Start of Records provided

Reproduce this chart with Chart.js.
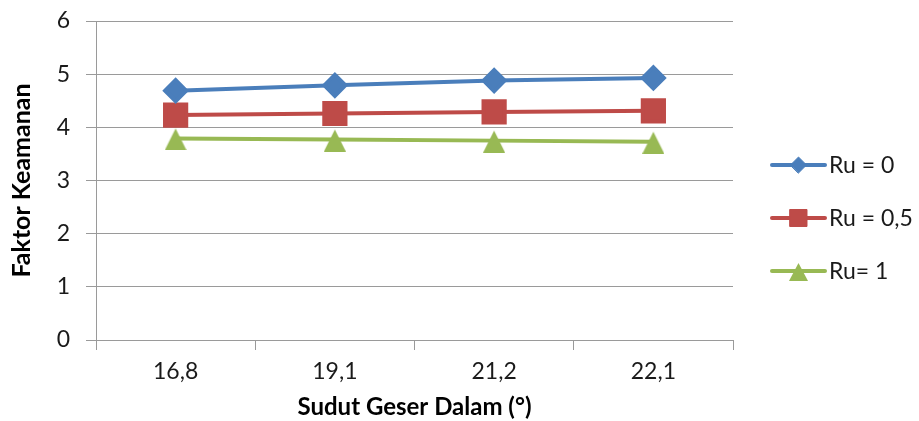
<!DOCTYPE html>
<html>
<head>
<meta charset="utf-8">
<script src="https://cdn.jsdelivr.net/npm/chart.js@4/dist/chart.umd.min.js"></script>
<style>
  html, body { margin: 0; padding: 0; background: #ffffff; }
  #wrap { width: 919px; height: 421px; position: relative; }
</style>
</head>
<body>
<div id="wrap"><canvas id="c" width="919" height="421"></canvas></div>
<script>
// Sudut geser dalam (degrees) on the category axis
const categories = ['16,8', '19,1', '21,2', '22,1'];

// Faktor keamanan for each pore-pressure ratio
const ru0 = [4.69, 4.79, 4.88, 4.93];
const ru05 = [4.23, 4.26, 4.29, 4.31];
const ru1 = [3.79, 3.77, 3.75, 3.73];

const seriesLabels = ['Ru = 0', 'Ru = 0,5', 'Ru= 1'];
const yTicks = [0, 1, 2, 3, 4, 5, 6];

const FONT = 'Lato, "Open Sans", sans-serif';
const GRID = '#9a9a9a';
const TEXT = '#1a1a1a';
const BLUE = '#4a7ebb';
const RED = '#be4b48';
const GREEN = '#98b954';

// Triangle marker whose box is centred on the data point (apex closer than base)
function triangleMarker(w, up, down, color) {
  const half = Math.max(up, down);
  const c = document.createElement('canvas');
  c.width = w;
  c.height = half * 2;
  const g = c.getContext('2d');
  g.fillStyle = color;
  g.beginPath();
  g.moveTo(w / 2, half - up);
  g.lineTo(w, half + down);
  g.lineTo(0, half + down);
  g.closePath();
  g.fill();
  return c;
}
const triPlot = triangleMarker(22, 10, 12, GREEN);
const triLegend = triangleMarker(19, 8, 10, GREEN);

// Legend drawn beside the plot: a short line with the series marker in its middle
const sideLegend = {
  id: 'sideLegend',
  afterDraw(chart) {
    const ctx = chart.ctx;
    const rows = [165, 218, 271];
    const legendStyle = ['rectRot', 'rect', triLegend];
    const legendRadius = [8, 12, 10];
    chart.data.datasets.forEach((ds, i) => {
      const y = rows[i];
      ctx.save();
      ctx.strokeStyle = ds.borderColor;
      ctx.lineWidth = 4;
      ctx.lineCap = 'round';
      ctx.beginPath();
      ctx.moveTo(772, y);
      ctx.lineTo(825, y);
      ctx.stroke();
      ctx.fillStyle = ds.borderColor;
      ctx.strokeStyle = ds.borderColor;
      ctx.lineWidth = 1;
      Chart.helpers.drawPoint(ctx, {
        pointStyle: legendStyle[i],
        rotation: 0,
        radius: legendRadius[i],
        borderWidth: 1
      }, 798.5, y);
      ctx.fillStyle = TEXT;
      ctx.font = '23px ' + FONT;
      ctx.textBaseline = 'middle';
      ctx.textAlign = 'left';
      ctx.fillText(ds.label, 829, y + 1);
      ctx.restore();
    });
  }
};

const chart = new Chart(document.getElementById('c'), {
  type: 'line',
  data: {
    labels: categories,
    datasets: [
      {
        label: seriesLabels[0],
        data: ru0,
        borderColor: BLUE,
        backgroundColor: BLUE,
        pointStyle: 'rectRot',
        pointRadius: 10.5,
        pointHoverRadius: 10.5,
        borderWidth: 4
      },
      {
        label: seriesLabels[1],
        data: ru05,
        borderColor: RED,
        backgroundColor: RED,
        pointStyle: 'rect',
        pointRadius: 15,
        pointHoverRadius: 15,
        borderWidth: 4
      },
      {
        label: seriesLabels[2],
        data: ru1,
        borderColor: GREEN,
        backgroundColor: GREEN,
        pointStyle: triPlot,
        pointRadius: 12,
        pointHoverRadius: 12,
        borderWidth: 4
      }
    ]
  },
  options: {
    responsive: false,
    animation: false,
    devicePixelRatio: 1,
    layout: { padding: { top: 21, right: 186, left: 0, bottom: 0 } },
    elements: { line: { tension: 0 }, point: { borderWidth: 1 } },
    plugins: {
      legend: { display: false },
      tooltip: { enabled: false }
    },
    scales: {
      x: {
        type: 'category',
        offset: true,
        grid: {
          offset: true,
          drawOnChartArea: false,
          drawTicks: true,
          tickLength: 10,
          color: GRID,
          lineWidth: 1
        },
        border: { color: GRID, width: 1 },
        ticks: {
          color: TEXT,
          font: { family: FONT, size: 23 },
          padding: 8,
          maxRotation: 0
        },
        title: {
          display: true,
          text: 'Sudut Geser Dalam (°)',
          color: '#000000',
          font: { family: FONT, size: 24, weight: 'bold' },
          padding: { top: 0, bottom: -1 }
        },
        afterFit(scale) {
          scale.height = 81;
          scale.paddingLeft = 0;
          scale.paddingRight = 0;
        }
      },
      y: {
        min: 0,
        max: 6,
        afterBuildTicks(scale) { scale.ticks = yTicks.map(v => ({ value: v })); },
        grid: {
          color: GRID,
          lineWidth: 1,
          tickLength: 10
        },
        border: { color: GRID, width: 1 },
        ticks: {
          color: TEXT,
          font: { family: FONT, size: 23 },
          padding: 16
        },
        title: {
          display: true,
          text: 'Faktor Keamanan',
          color: '#000000',
          font: { family: FONT, size: 25, weight: 'bold' },
          padding: { top: 7, bottom: 0 }
        },
        afterFit(scale) {
          scale.width = 96;
          scale.paddingTop = 0;
          scale.paddingBottom = 0;
        }
      }
    }
  },
  plugins: [sideLegend]
});
</script>
</body>
</html>
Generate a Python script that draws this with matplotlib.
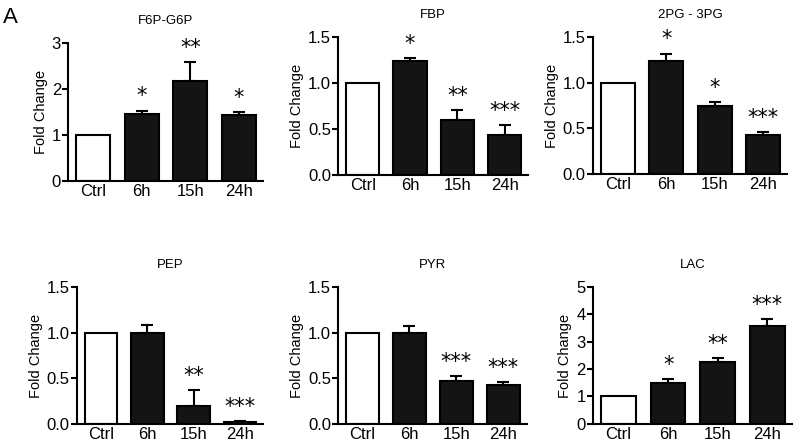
import numpy as np
import matplotlib.pyplot as plt

# data
groups = ["Ctrl", "6h", "15h", "24h"]
titles = ["F6P-G6P", "FBP", "2PG - 3PG", "PEP", "PYR", "LAC"]

f6p_mean = [1.0, 1.45, 2.18, 1.43]
f6p_err = [0.0, 0.08, 0.40, 0.06]
f6p_sig = ["", "*", "**", "*"]

fbp_mean = [1.0, 1.24, 0.60, 0.44]
fbp_err = [0.0, 0.03, 0.11, 0.10]
fbp_sig = ["", "*", "**", "***"]

pg_mean = [1.0, 1.24, 0.74, 0.43]
pg_err = [0.0, 0.08, 0.05, 0.025]
pg_sig = ["", "*", "*", "***"]

pep_mean = [1.0, 1.0, 0.20, 0.025]
pep_err = [0.0, 0.09, 0.17, 0.01]
pep_sig = ["", "", "**", "***"]

pyr_mean = [1.0, 1.0, 0.465, 0.43]
pyr_err = [0.0, 0.07, 0.055, 0.025]
pyr_sig = ["", "", "***", "***"]

lac_mean = [1.0, 1.51, 2.25, 3.58]
lac_err = [0.0, 0.14, 0.17, 0.24]
lac_sig = ["", "*", "**", "***"]

ylims = [3, 1.5, 1.5, 1.5, 1.5, 5]
yticks = [[0, 1, 2, 3], [0.0, 0.5, 1.0, 1.5], [0.0, 0.5, 1.0, 1.5],
          [0.0, 0.5, 1.0, 1.5], [0.0, 0.5, 1.0, 1.5], [0, 1, 2, 3, 4, 5]]
ytick_fmt = ["%d", "%.1f", "%.1f", "%.1f", "%.1f", "%d"]

means = [f6p_mean, fbp_mean, pg_mean, pep_mean, pyr_mean, lac_mean]
errs = [f6p_err, fbp_err, pg_err, pep_err, pyr_err, lac_err]
sigs = [f6p_sig, fbp_sig, pg_sig, pep_sig, pyr_sig, lac_sig]

# axes boxes [left, bottom, width, height] in figure fractions
boxes = [[0.085, 0.596, 0.244, 0.308],
         [0.4225, 0.609, 0.238, 0.308],
         [0.741, 0.612, 0.243, 0.305],
         [0.096, 0.054, 0.233, 0.305],
         [0.4225, 0.054, 0.236, 0.305],
         [0.741, 0.054, 0.249, 0.305]]

plt.rcParams["font.family"] = ["Liberation Sans", "DejaVu Sans"]

fig = plt.figure(figsize=(8, 4.48), dpi=100)
fig.text(0.004, 0.962, "A", fontsize=16, va="center", ha="left")

x = np.arange(len(groups))
for i in range(6):
    ax = fig.add_axes(boxes[i])
    colors = ["white", "#141414", "#141414", "#141414"]
    ax.bar(x, means[i], width=0.7, color=colors, edgecolor="black",
           linewidth=1.5, zorder=2)
    ax.errorbar(x[1:], means[i][1:], yerr=[np.zeros(3), errs[i][1:]],
                fmt="none", ecolor="black", elinewidth=1.5, capsize=4.5,
                capthick=1.5, zorder=1)
    off = ylims[i] * 0.03
    for j in range(len(groups)):
        if sigs[i][j]:
            ax.text(x[j], means[i][j] + errs[i][j] + off, sigs[i][j],
                    ha="center", va="bottom", fontsize=15,
                    family=["DejaVu Sans"])
    ax.set_xlim(-0.52, 3.5)
    ax.set_ylim(0, ylims[i])
    ax.set_yticks(yticks[i])
    ax.set_yticklabels([ytick_fmt[i] % v for v in yticks[i]], fontsize=12)
    ax.set_xticks(x)
    ax.set_xticklabels(groups, fontsize=12)
    ax.tick_params(axis="x", length=0, pad=2)
    ax.tick_params(axis="y", length=4, width=1.5, direction="out", pad=1)
    ax.spines["top"].set_visible(False)
    ax.spines["right"].set_visible(False)
    ax.spines["left"].set_linewidth(1.5)
    ax.spines["bottom"].set_linewidth(1.5)
    ax.set_ylabel("Fold Change", fontsize=10.5, labelpad=3)
    ax.set_title(titles[i], fontsize=9.5, pad=14)

plt.savefig("out.png", dpi=100)
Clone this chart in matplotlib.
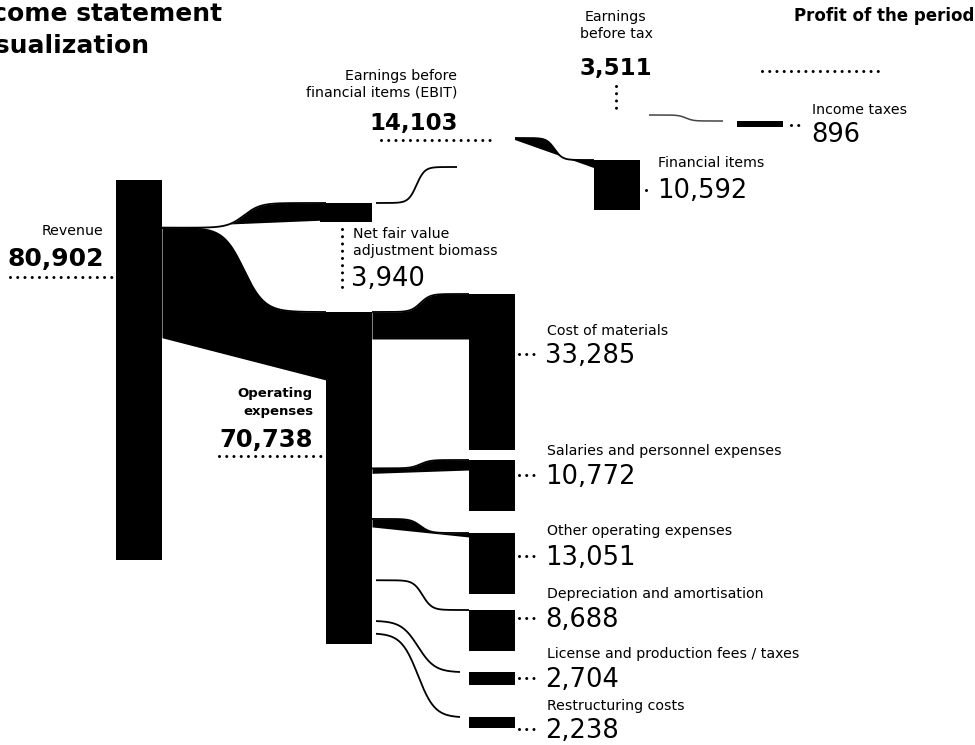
import numpy as np
import matplotlib.pyplot as plt

plt.rcParams['font.family'] = ['DejaVu Sans']
plt.rcParams['lines.scale_dashes'] = False

# ---------------------------------------------------------------------
# Data (thousands)
revenue = 80902
operating_expenses = 70738
fair_value_adjustment = 3940
ebit = 14103
financial_items = 10592
earnings_before_tax = 3511
income_taxes = 896

expense_names = ["Cost of materials", "Salaries and personnel expenses",
                 "Other operating expenses", "Depreciation and amortisation",
                 "License and production fees / taxes", "Restructuring costs"]
expense_values = [33285, 10772, 13051, 8688, 2704, 2238]

# ---------------------------------------------------------------------
# Layout (pixel space, y pointing down)
PX = 380 / 80902          # px per unit
COL_X = [116, 326, 469, 594, 737]
BAR_W = 46
TOP = {"revenue": 180, "opex": 312, "nfv": 203, "ebit": 138, "ebit_in": 167,
       "fin": 160, "ebt": 115, "tax": 121}
EXP_TOP = [294, 460, 533, 610, 672, 717]
# per expense link: bottom offsets at source/target (None = line only), steepness, x pads
EXP_STYLE = [(27, 45, 10, 0, 0), (5, 10, 10, 0, 0), (8, 4, 10, 0, 0),
             (None, None, 10, 4, 0), (None, None, 5, 4, -9), (None, None, 5, 4, -9)]

fig = plt.figure(figsize=(9.75, 7.45), dpi=100)
ax = fig.add_axes([0, 0, 1, 1])
ax.set_xlim(0, 975)
ax.set_ylim(745, 0)
ax.axis('off')


def sig(t, k):
    s = np.tanh(k * (t - 0.5))
    return (s - s[0]) / (s[-1] - s[0])


def ribbon(x0, x1, y0, y1, b0=None, b1=None, k=8, lw=1.3, color='black'):
    """top edge as an S curve, filled down to a straight lower edge"""
    x = np.linspace(x0, x1, 400)
    t = (x - x0) / (x1 - x0)
    top = y0 + (y1 - y0) * sig(t, k)
    ax.plot(x, top, color=color, lw=lw, solid_capstyle='butt')
    if b0 is not None:
        bot = (y0 + b0) + ((y1 + b1) - (y0 + b0)) * t
        ax.fill_between(x, top, bot, where=bot > top, interpolate=True,
                        color=color, lw=0)


def bar(col, top, value, width=BAR_W, dx=0):
    ax.add_patch(plt.Rectangle((COL_X[col] + dx, top), width, value * PX,
                               color='black', lw=0))


def dots(xs, ys):
    ax.plot(xs, ys, color='black', lw=2.2, linestyle=(0, (0.01, 5.2)),
            dash_capstyle='round')


# ---------------------------------------------------------------------
# Flows
rev_right = COL_X[0] + BAR_W
rev_split = TOP["revenue"] + (revenue - operating_expenses) * PX
# Revenue -> EBIT
ribbon(rev_right, COL_X[1], rev_split, TOP["nfv"], b0=-1, b1=17, k=10)
ribbon(COL_X[1] + BAR_W + 4, COL_X[2] - 12, TOP["nfv"], TOP["ebit_in"], k=10)
# Revenue -> Operating expenses
ribbon(rev_right, COL_X[1], rev_split, TOP["opex"], b0=110, b1=68, k=8)

# Operating expenses -> cost items
offs = TOP["opex"] + np.concatenate([[0], np.cumsum(expense_values)[:-1]]) * PX
for ys, yt, (b0, b1, k, p0, p1) in zip(offs, EXP_TOP, EXP_STYLE):
    ribbon(COL_X[1] + BAR_W + p0, COL_X[2] + p1, ys, yt, b0=b0, b1=b1, k=k)

# EBIT -> financial items, EBT -> income taxes
ribbon(COL_X[2] + BAR_W, COL_X[3], TOP["ebit"], TOP["fin"], b0=2, b1=8, k=10)
ribbon(COL_X[3] + BAR_W + 9, COL_X[4] - 14, TOP["ebt"], TOP["tax"], k=10,
       lw=1.1, color='#444444')

# ---------------------------------------------------------------------
# Nodes
bar(0, TOP["revenue"], revenue)
bar(1, TOP["opex"], operating_expenses)
bar(1, TOP["nfv"], fair_value_adjustment, width=52, dx=-6)
bar(3, TOP["fin"], financial_items)
bar(4, TOP["tax"], income_taxes * 1.4)
for top, v in zip(EXP_TOP, expense_values):
    bar(2, top, v)

# ---------------------------------------------------------------------
# Labels
fmt = lambda v: f"{v:,}"
small = dict(fontsize=10.2, color='black')
big = dict(fontsize=18.5, color='black')
heavy = dict(fontsize=16.5, color='black', fontweight='bold')

ax.text(222, 21, "Income statement", ha='right', fontsize=18,
        fontweight='bold')
ax.text(150, 53, "visualization", ha='right', fontsize=18,
        fontweight='bold')
ax.text(974, 21, "Profit of the period", ha='right', fontsize=12,
        fontweight='bold')
dots([762, 882], [71, 71])

ax.text(616, 21, "Earnings", ha='center', **small)
ax.text(616, 38, "before tax", ha='center', **small)
ax.text(616, 75, fmt(earnings_before_tax), ha='center', **heavy)
dots([616, 616], [86, 110])

ax.text(457, 80, "Earnings before", ha='right', **small)
ax.text(457, 97, "financial items (EBIT)", ha='right', **small)
ax.text(458, 130, fmt(ebit), ha='right', **heavy)
dots([381, 492], [140, 140])

ax.text(103, 235, "Revenue", ha='right', **small)
ax.text(104, 266, fmt(revenue), ha='right', fontsize=18, fontweight='bold')
dots([10, 114], [277, 277])

ax.text(353, 238, "Net fair value", ha='left', **small)
ax.text(353, 255, "adjustment biomass", ha='left', **small)
ax.text(351, 286, fmt(fair_value_adjustment), ha='left', **big)
dots([342, 342], [229, 288])

ax.text(313, 397, "Operating", ha='right', fontsize=9.5, fontweight='bold')
ax.text(313, 415, "expenses", ha='right', fontsize=9.5, fontweight='bold')
ax.text(313, 447, fmt(operating_expenses), ha='right', fontsize=17.5,
        fontweight='bold')
dots([219, 324], [456, 456])

ax.text(658, 167, "Financial items", ha='left', **small)
ax.text(657, 198, fmt(financial_items), ha='left', **big)
dots([646, 652], [190, 190])

ax.text(812, 114, "Income taxes", ha='left', **small)
ax.text(811, 142, fmt(income_taxes), ha='left', **big)
dots([791, 799], [125, 125])

LABEL_Y = [335, 455, 535, 598, 658, 710]
VALUE_Y = [363, 484, 565, 627, 687, 738]
for name, v, ly, vy in zip(expense_names, expense_values, LABEL_Y, VALUE_Y):
    ax.text(547, ly, name, ha='left', **small)
    ax.text(545, vy, fmt(v), ha='left', **big)
    dots([519, 534], [vy - 9, vy - 9])

fig.savefig("out.png", dpi=100, facecolor='white')
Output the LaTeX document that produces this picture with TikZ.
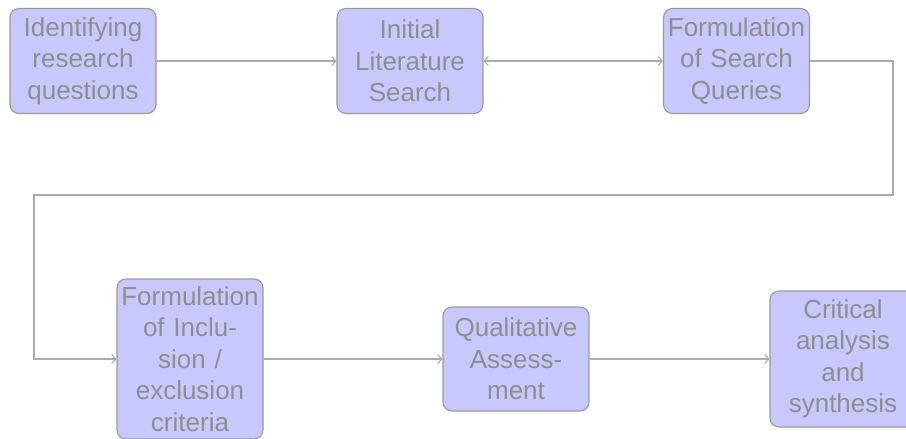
\documentclass[tikz,border=0pt]{standalone}
\usepackage{tikz}
\usepackage{xcolor}
\usepackage{fontspec}
\setmainfont{Liberation Sans}
\usetikzlibrary{calc,arrows.meta}
\definecolor{boxfill}{HTML}{C8C8FF}
\definecolor{boxline}{HTML}{9A9A9A}
\definecolor{txtgray}{HTML}{8E8E8E}
\definecolor{arrline}{HTML}{ABABAB}

\begin{document}
\begin{tikzpicture}[x=1pt,y=-1pt,
    stage/.style={draw=boxline, fill=boxfill, rounded corners=9pt, line width=1.1pt,
      text=txtgray, align=center, text width=142pt, inner sep=2pt,
      font=\fontsize{26}{31.5}\selectfont},
    flow/.style={draw=arrline, line width=1.1pt, -{Straight Barb[length=4pt,width=9pt]}}]
      %
      \useasboundingbox (0,0) rectangle (906,439);

      % top row
      \node[stage, minimum height=105pt] (ident) at (83,61) {Identifying\\research\\questions};
      \node[stage, minimum height=105pt] (init) at (410,61) {Initial\\Literature\\Search};
      \node[stage, minimum height=105pt] (formq) at (736.5,61) {Formulation\\of Search\\Queries};

      % bottom row
      \node[stage, minimum height=160pt] (formic) at (190,359) {Formulation\\of Inclu-\\sion /\\exclusion\\criteria};
      \node[stage, minimum height=104pt] (qual) at (516,359) {Qualitative\\Assess-\\ment};
      \node[stage, minimum height=136pt] (crit) at (843,359) {Critical\\analysis\\and\\synthesis};

      % turn-around corners
      \coordinate (rturn) at (893,195);
      \coordinate (lturn) at (34,195);

      \draw[flow] (ident) -- (init);
      \draw[flow, {Straight Barb[length=4pt,width=9pt]}-{Straight Barb[length=4pt,width=9pt]}] (init) -- (formq);
      \draw[flow, rounded corners=0pt] (formq.east) -| (rturn) -| (lturn) |- (formic.west);
      \draw[flow] (formic) -- (qual);
      \draw[flow] (qual) -- (crit);
    \end{tikzpicture}
\end{document}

End of Records provided

### Aim of the exercise
Reproduce exactly the run of lines that opens the listing and closes with the line holding "const triLegend = triangleMarker(19, 8, 10, GREEN);". Pictures are excluded.

### Result for this exercise
Reproduce this chart with Chart.js.
<!DOCTYPE html>
<html>
<head>
<meta charset="utf-8">
<script src="https://cdn.jsdelivr.net/npm/chart.js@4/dist/chart.umd.min.js"></script>
<style>
  html, body { margin: 0; padding: 0; background: #ffffff; }
  #wrap { width: 919px; height: 421px; position: relative; }
</style>
</head>
<body>
<div id="wrap"><canvas id="c" width="919" height="421"></canvas></div>
<script>
// Sudut geser dalam (degrees) on the category axis
const categories = ['16,8', '19,1', '21,2', '22,1'];

// Faktor keamanan for each pore-pressure ratio
const ru0 = [4.69, 4.79, 4.88, 4.93];
const ru05 = [4.23, 4.26, 4.29, 4.31];
const ru1 = [3.79, 3.77, 3.75, 3.73];

const seriesLabels = ['Ru = 0', 'Ru = 0,5', 'Ru= 1'];
const yTicks = [0, 1, 2, 3, 4, 5, 6];

const FONT = 'Lato, "Open Sans", sans-serif';
const GRID = '#9a9a9a';
const TEXT = '#1a1a1a';
const BLUE = '#4a7ebb';
const RED = '#be4b48';
const GREEN = '#98b954';

// Triangle marker whose box is centred on the data point (apex closer than base)
function triangleMarker(w, up, down, color) {
  const half = Math.max(up, down);
  const c = document.createElement('canvas');
  c.width = w;
  c.height = half * 2;
  const g = c.getContext('2d');
  g.fillStyle = color;
  g.beginPath();
  g.moveTo(w / 2, half - up);
  g.lineTo(w, half + down);
  g.lineTo(0, half + down);
  g.closePath();
  g.fill();
  return c;
}
const triPlot = triangleMarker(22, 10, 12, GREEN);
const triLegend = triangleMarker(19, 8, 10, GREEN);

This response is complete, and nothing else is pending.